It was a bet I knew I would win.
Now don't get the impression that I promote gambling in my seventh-grade CCD class. We spend most of our time talking about morality and how to form our consciences, how to keep the Commandments and live the Beatitudes. In my experience, gambling doesn't come up very often.
But one night one of my students said, "You know in the Bible where it says Adam and Eve are white? Well…"
I cut him off. "What do you mean? It doesn't say that in the Bible."
"Yeah, it does," he insisted. Several other heads nodded in assent.
So, I did it. "I'll give you a $100 if you can show me where it says in the Bible that Adam and Eve are white."
It is every religious educator's dream to have her students hungrily thumb through Scripture, seeking out information. This was not quite that scenario. My students were trying to win a hundred bucks and prove to me that our first parents were of a certain race.
I realize, of course, that this wasn't really about the bet. It was much deeper than that. It was about something very fundamental: race. Our identity. Our ability to identify with others because of our likenesses. And my students wanted Adam and Eve to be white. They wanted to identify with them.
This wasn't the first time, as a teacher, I'd come up against this. One time, a few years back, I substituted for a high-school religious education class. Near the end of class, I asked if anyone had any questions. A young African-American man raised his hand and asked, "Was Jesus white?'
Come to find out the previous summer this seventeen-year-old boy had been told by a Christian camp counselor that Jesus was white. In the mind of the young man before me, the message was that Jesus was now "off-limits," "not like me," "other."

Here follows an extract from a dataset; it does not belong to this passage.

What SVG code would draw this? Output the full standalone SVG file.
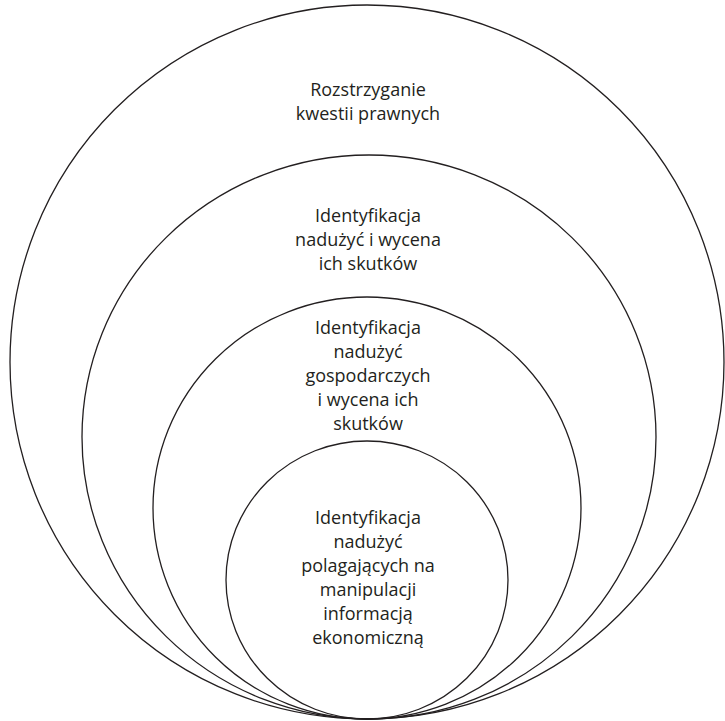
<svg xmlns="http://www.w3.org/2000/svg" width="725" height="721" viewBox="0 0 725 721">
<style>
.c{fill:none;stroke:#231f20;stroke-width:1.3}
.t{font-family:"Open Sans","Noto Sans",sans-serif;font-size:18px;fill:#231f20;text-anchor:middle}
</style>
<rect width="725" height="721" fill="#fff"/>
<g id="outer">
<ellipse class="c" cx="367" cy="362" rx="357" ry="357"/>
<text class="t" x="368" y="96">Rozstrzyganie</text>
<text class="t" x="368" y="120">kwestii prawnych</text>
</g>
<g id="second">
<ellipse class="c" cx="369" cy="437" rx="287" ry="282"/>
<text class="t" x="368" y="222">Identyfikacja</text>
<text class="t" x="368" y="246">nadużyć i wycena</text>
<text class="t" x="368" y="270">ich skutków</text>
</g>
<g id="third">
<ellipse class="c" cx="367" cy="508" rx="214" ry="211"/>
<text class="t" x="368" y="334">Identyfikacja</text>
<text class="t" x="368" y="358">nadużyć</text>
<text class="t" x="368" y="382">gospodarczych</text>
<text class="t" x="368" y="406">i wycena ich</text>
<text class="t" x="368" y="430">skutków</text>
</g>
<g id="inner">
<ellipse class="c" cx="367" cy="580" rx="141" ry="139"/>
<text class="t" x="368" y="524">Identyfikacja</text>
<text class="t" x="368" y="548">nadużyć</text>
<text class="t" x="368" y="572">polagających na</text>
<text class="t" x="368" y="596">manipulacji</text>
<text class="t" x="368" y="620">informacją</text>
<text class="t" x="368" y="644">ekonomiczną</text>
</g>
<g id="connectors"/>
</svg>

I have to tell you: I'm not exactly the leading candidate for race relations and Church teaching. I'm a 40-something white mom, living in small-town, mainly-white America. It doesn't seem like I would have first-hand experience with race relations.
But I do. I have an adopted son who is African-American and a sister (also adopted) who is Hispanic. Our family tree has a lot of different-colored leaves. I know what it is like to hear the sting of, "Oh, then she's not your real sister" or "So he's not your real son." Imagine being told, "Christ is not like you. He's not really for you."
For many of us, the Catholic Church is white. Our statues of Mary are a fair-skinned blonde lady, our fellow parishioners look like us and God is an old white guy with a flowing beard.
Of course, most of us know that none of this is accurate. But we go on with it, because it appeals to our sense of who we are and who God should be. Yet in these subtle ways, we are teaching our children that Christ is not like many people. And that is why my seventh-grader assumed that the Bible said Adam and Eve were white. (Yes, they thought Jesus was white, too.)
What's the lesson here? You can't have that statue of Mary in your house? No, but consider this. Do you ever contemplate Jesus as any other race than yours? Have you ever appreciated art depicting the Madonna and child as African-American, Asian, Native American, or any other culture than our own? Is it difficult for you to imagine? Why?
Are we made in God's image, or do we make Him in ours? I suspect we all believe the former, and we all do a bit of the latter. To make ourselves more comfortable, we diminish God the Father, God the Son (and all His creation).
I didn't have to pay out the $100, of course. We did, though, have a great class discussion on what's in the Bible, on depictions of biblical figures in art, and on why any of this matters. It matters, of course, because we are made in His image, and that image is larger and more grand than we usually think. Just ask my seventh-graders.